Last week I attended a chapel on campus where some of my Bible professors were on a panel answering questions the students had. One professor spoke on God's silence. He reflected on that Saturday of Easter weekend, the day we over look completely. He put us in the disciples shoes as we sat imagining that day from their perspective. They had just dedicated 3 years of their lives and given up everything they had to follow a man that they believed was the Messiah. Now on that quiet Saturday, they sat, probably confused and ashamed of the time they had just wasted. They had no clue what was really going on. Of course we know now that Sunday came and Jesus resurrected and conquered death and sin (hallelujah!!), but on that Saturday those disciples had no idea. 

My professor just briefly mentioned that Saturday but it struck a chord with me and my mind continued racing. Those disciples really had no idea what Jesus was doing for them while He was in the grave.

Ephesians 4:7-10 says, "But grace was given to each one of us according to the measure of Christ's gift. Therefore it says, “When he ascended on high he led a host of captives, and he gave gifts to men.” (In saying, “He ascended,” what does it mean but that he had also descended into the lower regions, the earth? He who descended is the one who also ascended far above all the heavens, that he might fill all things.)"

Hebrews 2:14+15 says, "Since therefore the children share in flesh and blood, he himself likewise partook of the same things, that through death he might destroy the one who has the power of death, that is, the devil, and deliver all those who through fear of death were subject to lifelong slavery."

1 Peter 3:18-20 says, "For Christ also suffered once for sins, the righteous for the unrighteous, that he might bring us to God, being put to death in the flesh but made alive in the spirit, in which he went and proclaimed to the spirits in prison, because they formerly did not obey, when God's patience waited in the days of Noah, while the ark was being prepared, in which a few, that is, eight persons, were brought safely through water."

and some of my favorite verses in the Bible... John 20:17+18 says, "Jesus said, “Do not hold on to me, for I have not yet ascended to the Father.

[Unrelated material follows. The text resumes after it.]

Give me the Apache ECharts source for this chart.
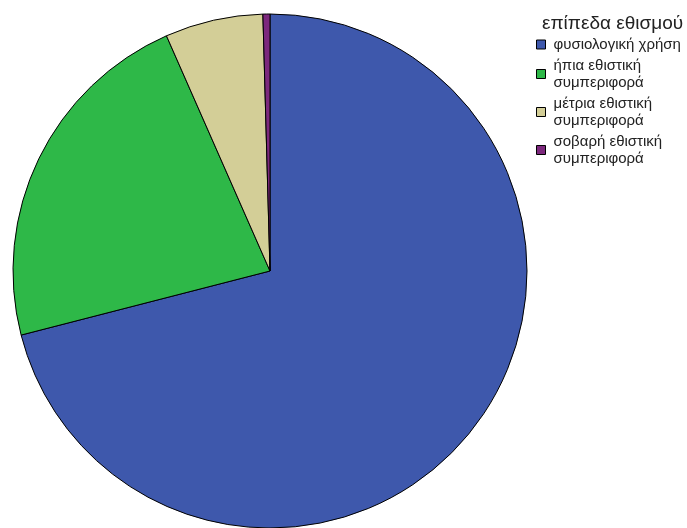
<!DOCTYPE html>
<html>
<head>
<meta charset="utf-8">
<script src="https://cdn.jsdelivr.net/npm/echarts@6/dist/echarts.min.js"></script>
<style>html,body{margin:0;padding:0;background:#fff;}#c{width:687px;height:528px;}</style>
</head>
<body>
<div id="c"></div>
<script>
const legendTitle = "επίπεδα εθισμού";
const categories = ["φυσιολογική χρήση", "ήπια εθιστική συμπεριφορά", "μέτρια εθιστική συμπεριφορά", "σοβαρή εθιστική συμπεριφορά"];
const values = [70.99, 22.41, 6.16, 0.44];
const colors = ["#3E58AC", "#2EB848", "#D3CE97", "#7C287D"];

const chart = echarts.init(document.getElementById('c'), null, {renderer: 'canvas'});
chart.setOption({
  backgroundColor: '#ffffff',
  animation: false,
  title: {
    text: legendTitle,
    left: 537, top: 9,
    textStyle: {fontFamily: 'Liberation Sans, Arial, sans-serif', fontSize: 19, fontWeight: 'normal', color: '#222'}
  },
  legend: {
    orient: 'vertical',
    left: 536, top: 36,
    padding: 0,
    itemWidth: 9, itemHeight: 9, itemGap: 4,
    icon: 'rect',
    data: categories,
    formatter: function (n) { return n.replace('εθιστική ', 'εθιστική\n'); },
    textStyle: {fontFamily: 'Liberation Sans, Arial, sans-serif', fontSize: 15, color: '#222', lineHeight: 17, padding: [0,0,0,3]},
    itemStyle: {borderColor: '#000', borderWidth: 1}
  },
  series: [{
    type: 'pie',
    center: [270, 271],
    radius: 257,
    startAngle: 90,
    clockwise: true,
    label: {show: false},
    labelLine: {show: false},
    emphasis: {disabled: true},
    itemStyle: {borderColor: '#000', borderWidth: 1},
    data: categories.map((c, i) => ({name: c, value: values[i], itemStyle: {color: colors[i]}}))
  }]
});
</script>
</body>
</html>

Go instead to my brothers and tell them, ‘I am ascending to my Father and your Father, to my God and your God.’ Mary Magdalene went to the disciples with the news: “I have seen the Lord!” And she told them that he had said these things to her." 

Jesus was doing so much while He was silent on that day. He was descending into the pit of Hell, conquering the devil and all the powers keeping us from God, He was paying their debts and ours, taking our punishment, and then ascending to the Father in victory! (Amen!!) He was silent, but He was fighting on their behalf! He was doing everything He came to earth to do and the disciples had no clue. This is so profoundly beautiful! 

This reminded me of that beautiful word that man prophesied over me at Bethel, "the Father is pushing things out of His way to get to you. He is fiercely pursuing you." God was working on my behalf even though all I heard was silence. 

I don't know exactly why God is silent at times yet incredibly loud at others. I have no profound doctrine to teach you at the moment, but maybe I will some day. I still have a lot to learn. But for now, I am comforted and content in knowing that even when I might not hear God loudly, I know He is working on my behalf in ways I cannot see. He is doing profound things on my behalf. His heart never changes- I know that He is for me. 

So I guess all I have to say is stay strong in the silence. Know that there is so much going on that you cannot see, and know that God is fighting for you. You may not be able to hear Him at the moment, but just wait for the moment when He reveals Himself to you. It will be profound, it will be deep, and it will be beautiful.